Output exactly the lines that run from the line containing "Generate a web" through the line containing "const FONT = 'Liberation", with both ends included.

▶ ITEMS
_ _ _ _ _
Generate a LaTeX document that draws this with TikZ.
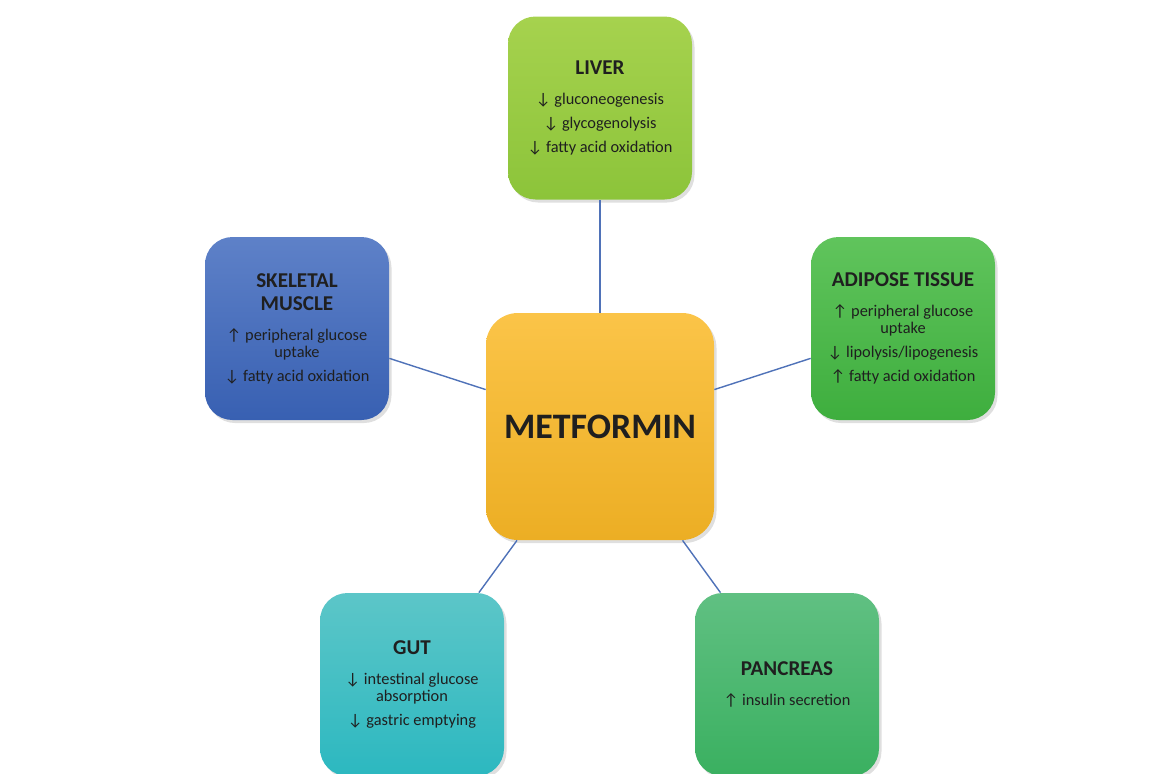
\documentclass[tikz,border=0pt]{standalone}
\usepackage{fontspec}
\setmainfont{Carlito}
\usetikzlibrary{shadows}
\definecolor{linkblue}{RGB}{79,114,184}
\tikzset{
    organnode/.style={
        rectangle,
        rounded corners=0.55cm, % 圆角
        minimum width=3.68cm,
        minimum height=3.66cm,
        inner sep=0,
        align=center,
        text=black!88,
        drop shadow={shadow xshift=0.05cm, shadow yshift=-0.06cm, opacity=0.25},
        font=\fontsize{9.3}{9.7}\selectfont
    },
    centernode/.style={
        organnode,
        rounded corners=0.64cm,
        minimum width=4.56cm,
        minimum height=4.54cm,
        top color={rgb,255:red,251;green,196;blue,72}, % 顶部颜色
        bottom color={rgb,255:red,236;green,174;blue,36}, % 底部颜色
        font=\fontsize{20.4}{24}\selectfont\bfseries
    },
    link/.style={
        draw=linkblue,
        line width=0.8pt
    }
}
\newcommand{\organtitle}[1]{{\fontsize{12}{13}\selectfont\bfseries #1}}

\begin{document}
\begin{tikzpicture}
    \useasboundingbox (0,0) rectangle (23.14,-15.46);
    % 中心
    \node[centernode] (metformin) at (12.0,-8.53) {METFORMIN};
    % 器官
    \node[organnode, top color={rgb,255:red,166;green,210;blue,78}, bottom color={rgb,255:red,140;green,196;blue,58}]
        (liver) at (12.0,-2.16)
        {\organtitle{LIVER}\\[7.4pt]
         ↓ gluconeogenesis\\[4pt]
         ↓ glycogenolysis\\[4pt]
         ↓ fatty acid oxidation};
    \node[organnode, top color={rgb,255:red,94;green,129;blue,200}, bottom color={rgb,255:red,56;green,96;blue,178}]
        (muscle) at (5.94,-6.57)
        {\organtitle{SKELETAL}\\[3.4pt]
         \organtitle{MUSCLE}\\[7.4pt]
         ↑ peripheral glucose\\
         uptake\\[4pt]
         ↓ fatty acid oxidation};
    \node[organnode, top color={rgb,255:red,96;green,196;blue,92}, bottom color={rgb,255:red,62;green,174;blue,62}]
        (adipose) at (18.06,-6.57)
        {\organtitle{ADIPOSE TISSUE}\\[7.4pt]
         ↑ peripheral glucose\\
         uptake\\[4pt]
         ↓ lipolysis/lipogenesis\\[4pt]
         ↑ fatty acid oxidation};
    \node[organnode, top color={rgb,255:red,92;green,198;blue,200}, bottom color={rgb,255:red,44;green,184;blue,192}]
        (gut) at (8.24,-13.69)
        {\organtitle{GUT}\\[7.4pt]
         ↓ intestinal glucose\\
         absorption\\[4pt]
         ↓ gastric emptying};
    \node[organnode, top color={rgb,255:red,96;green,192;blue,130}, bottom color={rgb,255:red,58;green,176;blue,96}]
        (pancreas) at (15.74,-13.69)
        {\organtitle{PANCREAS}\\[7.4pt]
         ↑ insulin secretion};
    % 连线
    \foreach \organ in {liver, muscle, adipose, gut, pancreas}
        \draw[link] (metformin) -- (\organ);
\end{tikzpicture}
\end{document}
_ _ _ _ _
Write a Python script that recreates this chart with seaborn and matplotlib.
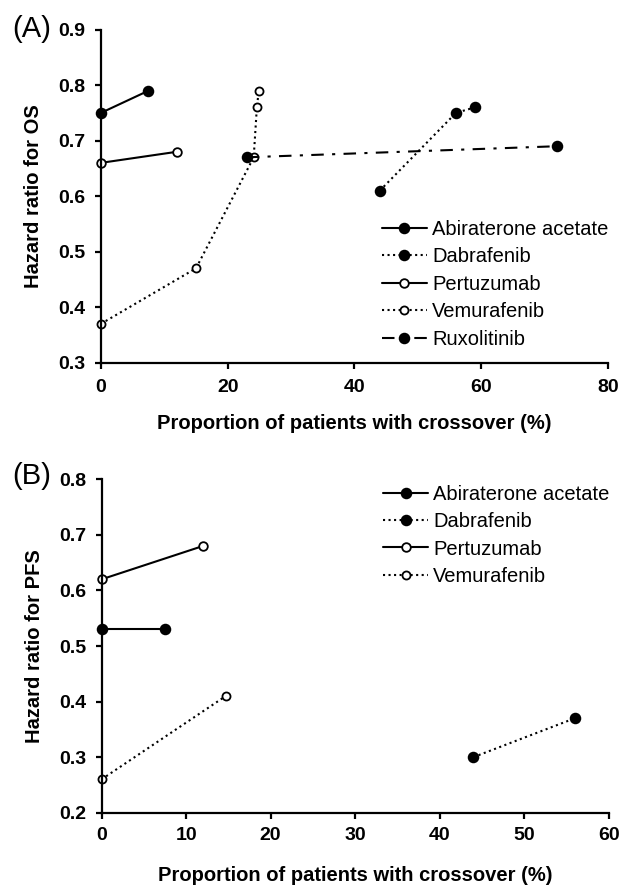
_ _ _ _ _
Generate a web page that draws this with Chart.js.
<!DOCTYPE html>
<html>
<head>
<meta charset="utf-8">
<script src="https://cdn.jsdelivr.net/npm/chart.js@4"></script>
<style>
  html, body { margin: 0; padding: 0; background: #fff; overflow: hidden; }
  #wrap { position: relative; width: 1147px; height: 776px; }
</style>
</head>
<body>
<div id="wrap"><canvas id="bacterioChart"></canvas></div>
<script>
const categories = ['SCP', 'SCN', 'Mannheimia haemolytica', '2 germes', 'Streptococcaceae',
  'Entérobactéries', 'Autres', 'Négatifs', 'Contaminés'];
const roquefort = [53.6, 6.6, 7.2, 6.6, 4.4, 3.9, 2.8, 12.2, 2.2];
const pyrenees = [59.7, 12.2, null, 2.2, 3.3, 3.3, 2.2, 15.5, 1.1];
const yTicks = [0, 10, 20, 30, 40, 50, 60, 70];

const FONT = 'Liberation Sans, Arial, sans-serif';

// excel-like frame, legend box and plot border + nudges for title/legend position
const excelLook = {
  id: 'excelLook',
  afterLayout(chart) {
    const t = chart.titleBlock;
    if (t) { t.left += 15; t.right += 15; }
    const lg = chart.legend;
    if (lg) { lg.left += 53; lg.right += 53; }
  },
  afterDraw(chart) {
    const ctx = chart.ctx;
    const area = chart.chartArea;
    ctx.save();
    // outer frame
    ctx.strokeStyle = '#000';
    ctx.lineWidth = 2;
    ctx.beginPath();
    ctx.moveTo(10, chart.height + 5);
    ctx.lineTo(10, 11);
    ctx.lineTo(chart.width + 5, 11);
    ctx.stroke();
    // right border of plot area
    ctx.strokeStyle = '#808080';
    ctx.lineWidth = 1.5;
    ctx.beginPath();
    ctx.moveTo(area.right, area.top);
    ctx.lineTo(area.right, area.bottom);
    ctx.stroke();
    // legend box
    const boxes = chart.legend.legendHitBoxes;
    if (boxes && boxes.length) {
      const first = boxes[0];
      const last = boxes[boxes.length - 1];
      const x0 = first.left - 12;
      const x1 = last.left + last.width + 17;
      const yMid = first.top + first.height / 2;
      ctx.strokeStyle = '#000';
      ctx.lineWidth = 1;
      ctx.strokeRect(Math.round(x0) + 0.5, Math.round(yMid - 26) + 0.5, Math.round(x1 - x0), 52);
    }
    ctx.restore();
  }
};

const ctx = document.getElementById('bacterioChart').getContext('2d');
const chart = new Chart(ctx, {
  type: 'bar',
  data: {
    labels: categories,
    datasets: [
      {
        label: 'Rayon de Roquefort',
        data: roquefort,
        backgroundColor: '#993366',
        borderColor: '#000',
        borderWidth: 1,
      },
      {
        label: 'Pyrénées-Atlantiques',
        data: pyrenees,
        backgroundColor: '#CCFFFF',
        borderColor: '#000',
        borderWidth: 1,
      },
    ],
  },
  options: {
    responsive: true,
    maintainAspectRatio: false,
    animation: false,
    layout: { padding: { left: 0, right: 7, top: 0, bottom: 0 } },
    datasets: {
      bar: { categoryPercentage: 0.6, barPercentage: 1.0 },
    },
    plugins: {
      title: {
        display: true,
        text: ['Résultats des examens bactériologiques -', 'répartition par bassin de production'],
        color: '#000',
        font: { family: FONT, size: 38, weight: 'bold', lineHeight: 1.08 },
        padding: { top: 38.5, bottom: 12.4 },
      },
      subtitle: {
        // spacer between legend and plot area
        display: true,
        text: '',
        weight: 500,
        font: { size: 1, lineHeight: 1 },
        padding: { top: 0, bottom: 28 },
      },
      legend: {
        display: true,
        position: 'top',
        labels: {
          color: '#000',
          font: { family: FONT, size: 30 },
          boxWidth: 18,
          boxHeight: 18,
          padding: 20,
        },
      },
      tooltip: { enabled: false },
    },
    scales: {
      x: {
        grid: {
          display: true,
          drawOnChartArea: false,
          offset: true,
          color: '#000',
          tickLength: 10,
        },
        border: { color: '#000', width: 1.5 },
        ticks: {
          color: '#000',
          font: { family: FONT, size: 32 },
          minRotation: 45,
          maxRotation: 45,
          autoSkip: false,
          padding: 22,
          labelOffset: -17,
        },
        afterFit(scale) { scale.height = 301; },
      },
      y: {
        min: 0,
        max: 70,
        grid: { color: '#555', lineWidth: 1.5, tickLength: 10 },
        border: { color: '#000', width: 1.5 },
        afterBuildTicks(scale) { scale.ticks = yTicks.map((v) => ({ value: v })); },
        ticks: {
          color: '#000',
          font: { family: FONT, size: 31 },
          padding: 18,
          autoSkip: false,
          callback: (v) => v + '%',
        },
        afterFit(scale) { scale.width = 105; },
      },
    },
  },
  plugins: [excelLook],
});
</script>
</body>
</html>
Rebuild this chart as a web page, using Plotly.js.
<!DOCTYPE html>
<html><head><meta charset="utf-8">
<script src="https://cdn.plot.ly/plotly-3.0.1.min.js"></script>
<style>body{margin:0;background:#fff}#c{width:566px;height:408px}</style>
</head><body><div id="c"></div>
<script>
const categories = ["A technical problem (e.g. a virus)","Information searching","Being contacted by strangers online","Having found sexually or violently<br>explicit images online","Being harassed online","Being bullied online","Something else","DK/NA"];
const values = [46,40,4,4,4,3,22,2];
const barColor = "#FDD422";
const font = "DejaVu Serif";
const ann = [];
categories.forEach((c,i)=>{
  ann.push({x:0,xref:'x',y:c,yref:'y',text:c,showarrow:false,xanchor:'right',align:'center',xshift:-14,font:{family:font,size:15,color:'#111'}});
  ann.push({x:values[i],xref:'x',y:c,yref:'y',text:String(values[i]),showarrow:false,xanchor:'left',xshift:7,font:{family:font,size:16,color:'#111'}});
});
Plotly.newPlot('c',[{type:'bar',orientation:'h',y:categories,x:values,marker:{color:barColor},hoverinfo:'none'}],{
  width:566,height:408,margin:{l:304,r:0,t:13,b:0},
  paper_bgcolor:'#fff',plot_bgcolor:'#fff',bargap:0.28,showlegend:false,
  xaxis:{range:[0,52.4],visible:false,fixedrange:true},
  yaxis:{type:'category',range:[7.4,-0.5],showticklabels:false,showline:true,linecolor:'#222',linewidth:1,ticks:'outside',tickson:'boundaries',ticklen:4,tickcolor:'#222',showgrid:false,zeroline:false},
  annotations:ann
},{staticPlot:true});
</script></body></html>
_ _ _ _ _
▶ TASK RESULT
Generate a web page that draws this with Chart.js.
<!DOCTYPE html>
<html>
<head>
<meta charset="utf-8">
<script src="https://cdn.jsdelivr.net/npm/chart.js@4"></script>
<style>
  html, body { margin: 0; padding: 0; background: #fff; overflow: hidden; }
  #wrap { position: relative; width: 1147px; height: 776px; }
</style>
</head>
<body>
<div id="wrap"><canvas id="bacterioChart"></canvas></div>
<script>
const categories = ['SCP', 'SCN', 'Mannheimia haemolytica', '2 germes', 'Streptococcaceae',
  'Entérobactéries', 'Autres', 'Négatifs', 'Contaminés'];
const roquefort = [53.6, 6.6, 7.2, 6.6, 4.4, 3.9, 2.8, 12.2, 2.2];
const pyrenees = [59.7, 12.2, null, 2.2, 3.3, 3.3, 2.2, 15.5, 1.1];
const yTicks = [0, 10, 20, 30, 40, 50, 60, 70];

const FONT = 'Liberation Sans, Arial, sans-serif';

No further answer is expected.